What does this mean for your actual set? Think about the phrase “mixing in key” versus “mixing in chaos.” With real-time stem separation, you can drop an acapella over a drum loop from a completely different genre. Put a soulful R&B vocal over a hard techno kick. Take the bassline from a classic Frankie Knuckles track and let it roll under a modern pop verse. The boundaries that used to keep genres in separate rooms are gone. You’re not a DJ anymore—you’re a live producer with a controller. And the crowd feels it. They don’t know why the transition feels so clean or why that Madonna chorus suddenly hits over a 909 snare, but they know it’s not supposed to work. That’s the electricity. That’s the reason people still show up to clubs instead of just staying home with their playlist.

Of course, this tech comes with a learning curve. You can’t just hit “separate vocals” and expect magic. The software isn’t perfect. Sometimes the bass bleeds into the drums, or the AI thinks a ride cymbal is a vocal sample. You have to train your ear to hear the artifacts and decide what’s usable.
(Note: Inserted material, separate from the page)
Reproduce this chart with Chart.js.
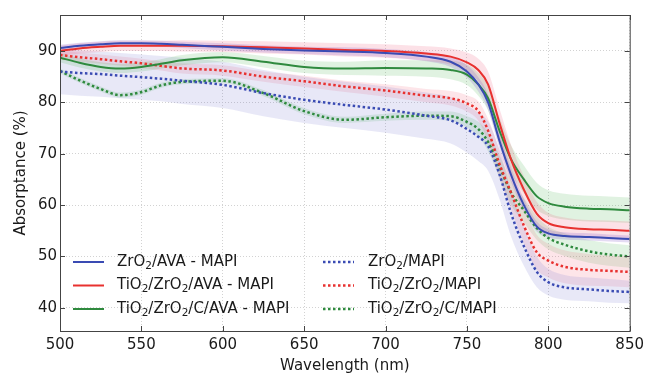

That’s where the art still lives. The best DJs using this right now—the ones playing at places like Berghain, Fabric, and Smartbar—treat stem separation like a scalpel, not a sledgehammer. They use it to highlight one element, not to gut the entire track. A subtle vocal layer underneath a drop can change the emotional weight of a moment without overwhelming the mix. If you’re throwing every stem into a blender, you’re not innovating—you’re just making noise.

This shift also changes how we think about gear. The latest controllers and software from companies like Pioneer DJ and Denon are building stem separation directly into the hardware. You don’t need a beastly laptop anymore. Some standalone units can now split four stems in real time with a dedicated pad or knob. That means you can walk into a booth with just a USB stick and a pair of headphones, and within seconds you’re producing a live edit of a track that’s never been heard before. For the traveling DJ—the one bouncing between bucket-list clubs in Tokyo, Barcelona, and New York—this is a game-changer. Less gear, more flexibility, and a set that evolves every night.

But let’s talk about the elephant in the room: does this kill the “art of the DJ”? No. It just redefines it. Larry Levan didn’t have stems, but he had a reel-to-reel and a willingness to cut tape mid-track. Frankie Knuckles built entire sets by layering drum machines and records on the fly. Wendy Hunt, who was locking into extended loops at Paradise Garage before most of us were born, knew that the DJ’s real skill is reading a room and making choices that serve the dance floor. Stem separation doesn’t replace that instinct. It amplifies it. Now you have more tools to execute a vision that you’re pulling from the energy of the crowd in real time. That’s not lazy. That’s evolution.

The future of DJing is not about pressing play. It’s about dismantling what already exists and building something new while the audience watches. Real-time stem separation is the door to that world. Whether you’re a bedroom DJ trying to impress your friends or a touring act at Tomorrowland, this tech is going to become as standard as a crossfader. Learn it now, or get left behind. The best part? You don’t have to wait. Grab a track, hit that button, and see what happens when the rules disappear. The booth is yours. The magic is real time.